• [Data for the task]
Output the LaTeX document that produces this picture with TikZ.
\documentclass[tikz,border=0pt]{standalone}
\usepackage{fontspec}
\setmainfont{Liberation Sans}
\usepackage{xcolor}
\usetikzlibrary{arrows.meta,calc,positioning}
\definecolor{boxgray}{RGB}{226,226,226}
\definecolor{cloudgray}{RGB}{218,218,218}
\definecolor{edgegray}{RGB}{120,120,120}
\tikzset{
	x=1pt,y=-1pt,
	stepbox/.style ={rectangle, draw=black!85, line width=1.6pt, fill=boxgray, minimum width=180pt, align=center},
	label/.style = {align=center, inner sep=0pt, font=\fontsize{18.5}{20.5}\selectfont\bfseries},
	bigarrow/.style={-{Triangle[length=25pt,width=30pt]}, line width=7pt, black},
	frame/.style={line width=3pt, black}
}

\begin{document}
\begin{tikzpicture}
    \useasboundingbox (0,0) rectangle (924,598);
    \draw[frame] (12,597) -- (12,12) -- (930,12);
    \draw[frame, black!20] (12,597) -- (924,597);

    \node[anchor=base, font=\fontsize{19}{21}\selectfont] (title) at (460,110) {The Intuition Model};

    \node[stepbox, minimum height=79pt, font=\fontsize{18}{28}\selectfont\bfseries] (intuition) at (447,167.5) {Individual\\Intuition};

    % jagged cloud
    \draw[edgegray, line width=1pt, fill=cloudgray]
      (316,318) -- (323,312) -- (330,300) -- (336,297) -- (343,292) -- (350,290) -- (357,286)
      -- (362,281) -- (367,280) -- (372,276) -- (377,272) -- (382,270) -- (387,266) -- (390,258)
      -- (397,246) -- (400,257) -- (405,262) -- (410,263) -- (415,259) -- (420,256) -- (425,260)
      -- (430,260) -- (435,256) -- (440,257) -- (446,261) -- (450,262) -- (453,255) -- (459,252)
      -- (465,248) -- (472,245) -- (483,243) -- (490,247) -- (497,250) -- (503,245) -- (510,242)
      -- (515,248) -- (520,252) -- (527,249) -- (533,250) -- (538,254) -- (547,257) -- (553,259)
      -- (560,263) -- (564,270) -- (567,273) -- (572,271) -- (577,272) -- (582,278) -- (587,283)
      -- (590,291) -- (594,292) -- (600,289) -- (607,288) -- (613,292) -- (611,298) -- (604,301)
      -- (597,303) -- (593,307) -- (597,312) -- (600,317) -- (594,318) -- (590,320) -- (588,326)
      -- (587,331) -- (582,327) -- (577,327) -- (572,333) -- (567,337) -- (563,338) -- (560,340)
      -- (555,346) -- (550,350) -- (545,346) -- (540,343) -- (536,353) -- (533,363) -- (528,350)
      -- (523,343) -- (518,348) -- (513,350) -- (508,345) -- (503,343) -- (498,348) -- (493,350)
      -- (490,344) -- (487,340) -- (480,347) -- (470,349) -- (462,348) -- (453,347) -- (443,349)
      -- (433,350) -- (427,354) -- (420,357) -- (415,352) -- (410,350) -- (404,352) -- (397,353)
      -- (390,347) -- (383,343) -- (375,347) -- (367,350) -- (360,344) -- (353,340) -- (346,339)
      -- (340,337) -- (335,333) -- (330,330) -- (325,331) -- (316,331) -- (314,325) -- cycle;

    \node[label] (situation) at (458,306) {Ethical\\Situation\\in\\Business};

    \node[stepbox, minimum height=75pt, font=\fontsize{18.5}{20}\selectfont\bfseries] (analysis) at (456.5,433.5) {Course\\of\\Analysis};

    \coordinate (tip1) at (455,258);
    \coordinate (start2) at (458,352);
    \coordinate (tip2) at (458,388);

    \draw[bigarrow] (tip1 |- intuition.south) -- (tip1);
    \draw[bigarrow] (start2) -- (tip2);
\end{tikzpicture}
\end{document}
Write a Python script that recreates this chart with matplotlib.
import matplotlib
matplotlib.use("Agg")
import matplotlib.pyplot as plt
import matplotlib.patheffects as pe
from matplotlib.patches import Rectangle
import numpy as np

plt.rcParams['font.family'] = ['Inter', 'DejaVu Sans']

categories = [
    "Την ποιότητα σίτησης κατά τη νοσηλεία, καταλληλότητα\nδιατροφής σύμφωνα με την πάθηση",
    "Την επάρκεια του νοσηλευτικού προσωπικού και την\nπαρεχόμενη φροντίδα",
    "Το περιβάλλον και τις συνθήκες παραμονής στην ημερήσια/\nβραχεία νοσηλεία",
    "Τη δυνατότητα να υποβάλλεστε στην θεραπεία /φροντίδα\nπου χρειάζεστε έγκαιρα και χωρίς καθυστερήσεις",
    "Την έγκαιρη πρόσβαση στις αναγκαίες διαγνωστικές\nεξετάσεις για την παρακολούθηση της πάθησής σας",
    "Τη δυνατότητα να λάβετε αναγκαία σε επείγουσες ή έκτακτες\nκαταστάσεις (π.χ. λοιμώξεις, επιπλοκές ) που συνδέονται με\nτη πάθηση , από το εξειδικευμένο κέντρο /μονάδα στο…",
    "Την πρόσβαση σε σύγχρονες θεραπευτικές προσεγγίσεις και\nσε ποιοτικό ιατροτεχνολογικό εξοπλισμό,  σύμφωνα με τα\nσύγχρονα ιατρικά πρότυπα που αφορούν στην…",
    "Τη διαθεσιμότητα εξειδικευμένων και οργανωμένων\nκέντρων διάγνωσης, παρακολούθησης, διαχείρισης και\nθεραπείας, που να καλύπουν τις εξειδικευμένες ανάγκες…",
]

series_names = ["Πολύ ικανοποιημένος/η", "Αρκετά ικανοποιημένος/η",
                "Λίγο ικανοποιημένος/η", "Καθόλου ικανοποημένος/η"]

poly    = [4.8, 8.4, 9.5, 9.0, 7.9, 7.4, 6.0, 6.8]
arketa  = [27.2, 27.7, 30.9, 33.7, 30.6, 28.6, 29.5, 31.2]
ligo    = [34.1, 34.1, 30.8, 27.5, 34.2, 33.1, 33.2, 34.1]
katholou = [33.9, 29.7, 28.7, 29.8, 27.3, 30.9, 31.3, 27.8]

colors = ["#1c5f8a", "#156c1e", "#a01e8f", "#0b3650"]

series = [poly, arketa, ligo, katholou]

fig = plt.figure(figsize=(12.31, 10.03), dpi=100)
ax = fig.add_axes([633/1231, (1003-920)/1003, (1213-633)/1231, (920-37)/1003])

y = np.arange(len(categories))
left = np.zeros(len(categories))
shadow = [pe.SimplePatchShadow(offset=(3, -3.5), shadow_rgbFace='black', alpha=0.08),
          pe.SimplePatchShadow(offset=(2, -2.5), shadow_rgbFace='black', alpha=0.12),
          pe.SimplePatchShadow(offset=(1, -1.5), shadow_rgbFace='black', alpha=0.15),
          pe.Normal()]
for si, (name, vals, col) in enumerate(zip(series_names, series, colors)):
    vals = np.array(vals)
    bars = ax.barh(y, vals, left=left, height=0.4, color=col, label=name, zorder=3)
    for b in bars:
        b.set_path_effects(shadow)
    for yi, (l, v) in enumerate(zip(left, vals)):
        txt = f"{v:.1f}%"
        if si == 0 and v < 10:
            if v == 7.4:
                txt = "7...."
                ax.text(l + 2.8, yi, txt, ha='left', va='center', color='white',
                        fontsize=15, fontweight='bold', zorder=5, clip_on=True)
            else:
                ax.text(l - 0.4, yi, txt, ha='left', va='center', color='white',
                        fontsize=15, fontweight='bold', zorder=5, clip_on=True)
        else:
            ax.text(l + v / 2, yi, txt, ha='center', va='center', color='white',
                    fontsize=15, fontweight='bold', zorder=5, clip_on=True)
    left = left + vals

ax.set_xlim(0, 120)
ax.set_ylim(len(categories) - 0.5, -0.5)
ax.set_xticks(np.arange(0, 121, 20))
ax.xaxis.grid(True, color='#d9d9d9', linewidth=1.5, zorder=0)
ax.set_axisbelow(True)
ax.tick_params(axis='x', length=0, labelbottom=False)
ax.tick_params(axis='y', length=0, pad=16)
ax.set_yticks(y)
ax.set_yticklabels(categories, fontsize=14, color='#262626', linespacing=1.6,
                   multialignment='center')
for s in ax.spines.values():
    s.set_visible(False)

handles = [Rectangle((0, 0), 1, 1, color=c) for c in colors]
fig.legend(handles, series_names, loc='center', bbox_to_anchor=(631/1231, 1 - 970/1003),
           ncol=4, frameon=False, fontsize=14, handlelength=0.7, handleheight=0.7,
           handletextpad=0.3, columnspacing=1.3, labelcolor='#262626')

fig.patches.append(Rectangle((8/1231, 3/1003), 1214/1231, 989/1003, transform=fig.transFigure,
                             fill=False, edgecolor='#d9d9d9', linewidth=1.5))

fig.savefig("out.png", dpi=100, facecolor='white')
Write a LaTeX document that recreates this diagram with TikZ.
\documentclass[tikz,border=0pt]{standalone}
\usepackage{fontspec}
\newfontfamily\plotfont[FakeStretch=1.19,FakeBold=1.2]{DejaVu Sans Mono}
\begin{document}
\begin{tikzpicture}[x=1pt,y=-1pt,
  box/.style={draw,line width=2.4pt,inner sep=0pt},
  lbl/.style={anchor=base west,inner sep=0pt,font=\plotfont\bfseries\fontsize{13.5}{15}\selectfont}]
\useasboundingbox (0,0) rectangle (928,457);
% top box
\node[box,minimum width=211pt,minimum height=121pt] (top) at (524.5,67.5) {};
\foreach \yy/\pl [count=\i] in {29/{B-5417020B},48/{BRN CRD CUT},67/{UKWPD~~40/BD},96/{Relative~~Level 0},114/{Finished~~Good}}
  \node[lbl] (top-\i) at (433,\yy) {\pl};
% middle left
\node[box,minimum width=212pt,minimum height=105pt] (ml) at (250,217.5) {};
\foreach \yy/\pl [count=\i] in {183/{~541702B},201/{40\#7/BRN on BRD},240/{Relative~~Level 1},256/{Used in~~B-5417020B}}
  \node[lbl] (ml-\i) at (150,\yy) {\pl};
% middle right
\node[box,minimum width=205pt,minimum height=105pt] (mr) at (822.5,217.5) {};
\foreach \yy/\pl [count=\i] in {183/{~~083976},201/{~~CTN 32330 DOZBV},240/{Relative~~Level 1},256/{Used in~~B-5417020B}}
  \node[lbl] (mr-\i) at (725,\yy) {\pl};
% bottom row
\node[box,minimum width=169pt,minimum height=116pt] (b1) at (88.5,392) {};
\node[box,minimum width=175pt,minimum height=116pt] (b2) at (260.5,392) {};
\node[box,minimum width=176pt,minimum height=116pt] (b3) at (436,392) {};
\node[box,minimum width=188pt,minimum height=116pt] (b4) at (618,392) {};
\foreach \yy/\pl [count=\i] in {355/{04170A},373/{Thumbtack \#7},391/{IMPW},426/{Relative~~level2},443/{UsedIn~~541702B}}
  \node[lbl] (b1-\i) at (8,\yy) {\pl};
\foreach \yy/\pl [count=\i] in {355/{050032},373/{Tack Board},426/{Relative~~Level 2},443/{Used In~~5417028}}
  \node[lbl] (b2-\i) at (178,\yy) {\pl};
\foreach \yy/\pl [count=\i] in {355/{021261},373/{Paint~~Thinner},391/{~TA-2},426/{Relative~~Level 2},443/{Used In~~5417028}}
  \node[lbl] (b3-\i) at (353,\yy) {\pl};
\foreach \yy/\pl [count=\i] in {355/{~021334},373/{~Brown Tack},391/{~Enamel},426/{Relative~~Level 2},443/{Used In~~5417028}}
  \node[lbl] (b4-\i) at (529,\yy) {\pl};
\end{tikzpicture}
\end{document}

• [Task to complete]
Print the records above verbatim from their first line to the line containing "(intuition) at (447,167.5)", both included, and stop there.

• [Solution for this exercise]
Output the LaTeX document that produces this picture with TikZ.
\documentclass[tikz,border=0pt]{standalone}
\usepackage{fontspec}
\setmainfont{Liberation Sans}
\usepackage{xcolor}
\usetikzlibrary{arrows.meta,calc,positioning}
\definecolor{boxgray}{RGB}{226,226,226}
\definecolor{cloudgray}{RGB}{218,218,218}
\definecolor{edgegray}{RGB}{120,120,120}
\tikzset{
	x=1pt,y=-1pt,
	stepbox/.style ={rectangle, draw=black!85, line width=1.6pt, fill=boxgray, minimum width=180pt, align=center},
	label/.style = {align=center, inner sep=0pt, font=\fontsize{18.5}{20.5}\selectfont\bfseries},
	bigarrow/.style={-{Triangle[length=25pt,width=30pt]}, line width=7pt, black},
	frame/.style={line width=3pt, black}
}

\begin{document}
\begin{tikzpicture}
    \useasboundingbox (0,0) rectangle (924,598);
    \draw[frame] (12,597) -- (12,12) -- (930,12);
    \draw[frame, black!20] (12,597) -- (924,597);

    \node[anchor=base, font=\fontsize{19}{21}\selectfont] (title) at (460,110) {The Intuition Model};

    \node[stepbox, minimum height=79pt, font=\fontsize{18}{28}\selectfont\bfseries] (intuition) at (447,167.5) {Individual\\Intuition};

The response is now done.